◆ Problem details
Your task is to return, exactly, the run of lines starting at the line holding "Emit a web page" and ending at the line holding "const textColor = '#404040';", both ends included and no other lines.

◆ Supplied data
==*==
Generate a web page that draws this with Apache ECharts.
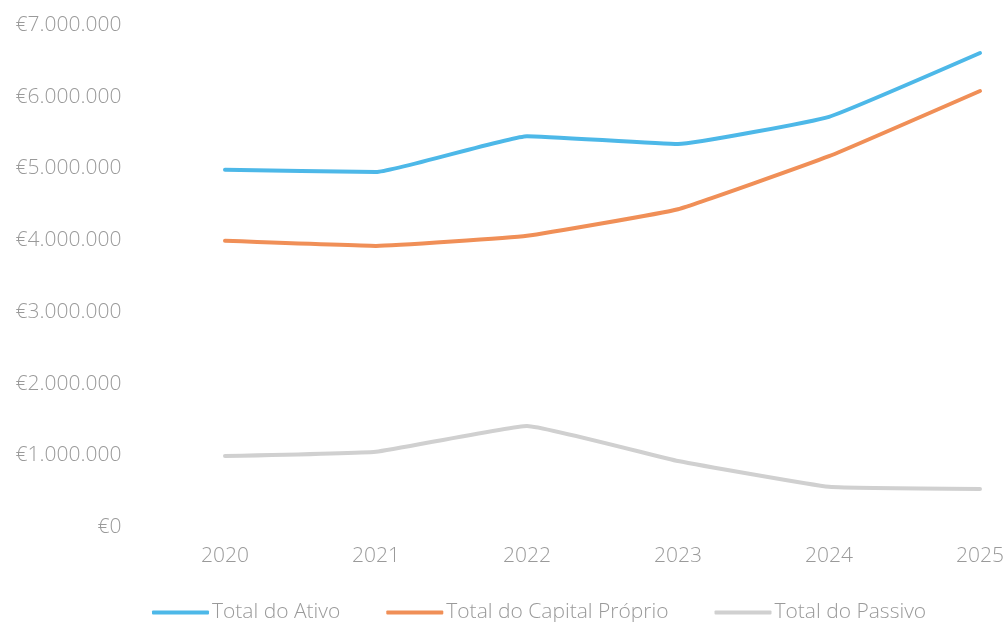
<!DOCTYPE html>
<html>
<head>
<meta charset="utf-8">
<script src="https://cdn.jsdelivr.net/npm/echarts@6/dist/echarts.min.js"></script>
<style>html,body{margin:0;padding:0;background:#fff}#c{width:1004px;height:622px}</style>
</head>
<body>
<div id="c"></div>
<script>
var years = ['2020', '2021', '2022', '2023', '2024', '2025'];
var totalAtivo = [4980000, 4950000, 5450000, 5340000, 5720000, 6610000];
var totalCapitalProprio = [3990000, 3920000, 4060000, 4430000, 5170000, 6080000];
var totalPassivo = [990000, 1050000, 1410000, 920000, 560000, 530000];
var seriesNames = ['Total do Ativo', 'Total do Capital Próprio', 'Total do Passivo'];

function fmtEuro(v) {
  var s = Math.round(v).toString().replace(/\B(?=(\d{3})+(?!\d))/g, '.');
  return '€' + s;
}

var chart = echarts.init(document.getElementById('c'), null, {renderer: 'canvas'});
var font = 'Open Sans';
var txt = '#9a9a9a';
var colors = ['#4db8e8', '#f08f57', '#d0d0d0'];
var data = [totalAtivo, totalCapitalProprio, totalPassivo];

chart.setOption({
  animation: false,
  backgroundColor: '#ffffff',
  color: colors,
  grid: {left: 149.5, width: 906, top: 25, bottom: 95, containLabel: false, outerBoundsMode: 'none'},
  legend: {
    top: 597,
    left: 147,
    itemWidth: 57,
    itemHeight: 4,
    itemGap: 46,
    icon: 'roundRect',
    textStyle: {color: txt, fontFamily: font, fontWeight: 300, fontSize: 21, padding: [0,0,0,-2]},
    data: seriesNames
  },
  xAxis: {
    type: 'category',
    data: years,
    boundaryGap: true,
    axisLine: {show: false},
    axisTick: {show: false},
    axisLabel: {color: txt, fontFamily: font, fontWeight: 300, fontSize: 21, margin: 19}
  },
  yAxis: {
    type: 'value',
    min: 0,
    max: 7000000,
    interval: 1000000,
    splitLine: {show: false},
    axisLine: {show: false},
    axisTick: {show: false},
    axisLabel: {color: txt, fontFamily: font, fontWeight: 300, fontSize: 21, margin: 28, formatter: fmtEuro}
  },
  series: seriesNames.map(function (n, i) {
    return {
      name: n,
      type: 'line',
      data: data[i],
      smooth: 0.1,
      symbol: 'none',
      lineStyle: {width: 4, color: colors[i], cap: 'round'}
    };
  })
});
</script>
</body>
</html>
==*==
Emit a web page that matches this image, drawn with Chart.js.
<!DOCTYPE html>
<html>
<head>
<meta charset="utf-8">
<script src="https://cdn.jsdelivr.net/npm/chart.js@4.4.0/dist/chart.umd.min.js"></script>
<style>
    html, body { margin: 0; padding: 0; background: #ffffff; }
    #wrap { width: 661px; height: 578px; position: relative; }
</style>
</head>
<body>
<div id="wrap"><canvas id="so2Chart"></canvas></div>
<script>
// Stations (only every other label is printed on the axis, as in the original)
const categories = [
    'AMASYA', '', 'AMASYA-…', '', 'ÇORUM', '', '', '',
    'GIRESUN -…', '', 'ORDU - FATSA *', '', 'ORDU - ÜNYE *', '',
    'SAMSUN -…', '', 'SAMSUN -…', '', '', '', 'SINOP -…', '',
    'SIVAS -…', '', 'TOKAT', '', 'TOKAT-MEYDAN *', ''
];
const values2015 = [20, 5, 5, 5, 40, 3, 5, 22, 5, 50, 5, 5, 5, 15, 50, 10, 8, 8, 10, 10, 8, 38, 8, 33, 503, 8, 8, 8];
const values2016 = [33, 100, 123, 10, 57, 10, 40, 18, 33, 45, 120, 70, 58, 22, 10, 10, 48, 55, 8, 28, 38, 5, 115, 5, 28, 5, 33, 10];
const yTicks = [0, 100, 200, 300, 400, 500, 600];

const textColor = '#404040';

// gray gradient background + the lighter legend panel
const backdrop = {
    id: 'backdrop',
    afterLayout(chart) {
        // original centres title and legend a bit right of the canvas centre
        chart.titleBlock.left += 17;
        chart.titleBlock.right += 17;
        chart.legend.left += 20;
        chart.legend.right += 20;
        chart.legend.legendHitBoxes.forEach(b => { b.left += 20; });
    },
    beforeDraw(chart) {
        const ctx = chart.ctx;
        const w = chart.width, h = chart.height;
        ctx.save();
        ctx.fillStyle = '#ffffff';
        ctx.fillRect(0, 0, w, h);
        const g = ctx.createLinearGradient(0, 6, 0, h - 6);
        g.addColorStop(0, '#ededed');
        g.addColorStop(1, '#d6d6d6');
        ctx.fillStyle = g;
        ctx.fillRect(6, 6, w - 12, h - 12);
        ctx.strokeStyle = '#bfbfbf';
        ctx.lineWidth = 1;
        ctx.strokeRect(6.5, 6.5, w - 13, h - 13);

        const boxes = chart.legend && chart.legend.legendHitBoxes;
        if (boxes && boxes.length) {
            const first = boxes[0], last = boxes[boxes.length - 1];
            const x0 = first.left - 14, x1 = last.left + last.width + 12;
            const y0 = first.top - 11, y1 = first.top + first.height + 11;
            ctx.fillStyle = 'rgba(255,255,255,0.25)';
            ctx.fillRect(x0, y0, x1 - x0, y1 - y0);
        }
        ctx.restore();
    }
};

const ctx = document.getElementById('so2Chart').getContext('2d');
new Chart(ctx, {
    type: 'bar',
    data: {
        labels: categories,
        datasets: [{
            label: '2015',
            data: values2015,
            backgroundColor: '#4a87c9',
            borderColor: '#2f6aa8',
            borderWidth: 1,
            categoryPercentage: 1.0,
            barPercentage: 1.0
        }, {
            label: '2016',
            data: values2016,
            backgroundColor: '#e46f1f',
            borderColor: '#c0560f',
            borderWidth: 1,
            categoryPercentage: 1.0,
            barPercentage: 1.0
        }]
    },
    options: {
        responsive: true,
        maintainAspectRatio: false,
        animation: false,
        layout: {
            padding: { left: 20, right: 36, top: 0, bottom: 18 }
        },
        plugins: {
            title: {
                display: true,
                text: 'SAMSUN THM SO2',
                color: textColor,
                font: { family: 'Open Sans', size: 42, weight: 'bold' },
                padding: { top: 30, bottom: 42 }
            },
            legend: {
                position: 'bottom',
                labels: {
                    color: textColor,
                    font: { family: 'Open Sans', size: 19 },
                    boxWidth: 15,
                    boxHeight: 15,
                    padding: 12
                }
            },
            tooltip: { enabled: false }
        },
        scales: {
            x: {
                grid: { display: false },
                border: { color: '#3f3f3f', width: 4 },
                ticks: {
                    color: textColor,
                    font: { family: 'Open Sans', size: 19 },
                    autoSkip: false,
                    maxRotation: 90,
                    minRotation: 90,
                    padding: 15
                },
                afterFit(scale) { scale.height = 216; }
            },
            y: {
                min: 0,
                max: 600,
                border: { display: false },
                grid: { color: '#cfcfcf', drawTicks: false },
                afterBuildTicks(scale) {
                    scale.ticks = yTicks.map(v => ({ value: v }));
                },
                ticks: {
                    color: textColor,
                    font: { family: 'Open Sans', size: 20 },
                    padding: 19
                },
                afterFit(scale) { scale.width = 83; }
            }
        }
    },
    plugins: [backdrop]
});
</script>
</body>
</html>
==*==
◆ Expected answer
Emit a web page that matches this image, drawn with Chart.js.
<!DOCTYPE html>
<html>
<head>
<meta charset="utf-8">
<script src="https://cdn.jsdelivr.net/npm/chart.js@4.4.0/dist/chart.umd.min.js"></script>
<style>
    html, body { margin: 0; padding: 0; background: #ffffff; }
    #wrap { width: 661px; height: 578px; position: relative; }
</style>
</head>
<body>
<div id="wrap"><canvas id="so2Chart"></canvas></div>
<script>
// Stations (only every other label is printed on the axis, as in the original)
const categories = [
    'AMASYA', '', 'AMASYA-…', '', 'ÇORUM', '', '', '',
    'GIRESUN -…', '', 'ORDU - FATSA *', '', 'ORDU - ÜNYE *', '',
    'SAMSUN -…', '', 'SAMSUN -…', '', '', '', 'SINOP -…', '',
    'SIVAS -…', '', 'TOKAT', '', 'TOKAT-MEYDAN *', ''
];
const values2015 = [20, 5, 5, 5, 40, 3, 5, 22, 5, 50, 5, 5, 5, 15, 50, 10, 8, 8, 10, 10, 8, 38, 8, 33, 503, 8, 8, 8];
const values2016 = [33, 100, 123, 10, 57, 10, 40, 18, 33, 45, 120, 70, 58, 22, 10, 10, 48, 55, 8, 28, 38, 5, 115, 5, 28, 5, 33, 10];
const yTicks = [0, 100, 200, 300, 400, 500, 600];

const textColor = '#404040';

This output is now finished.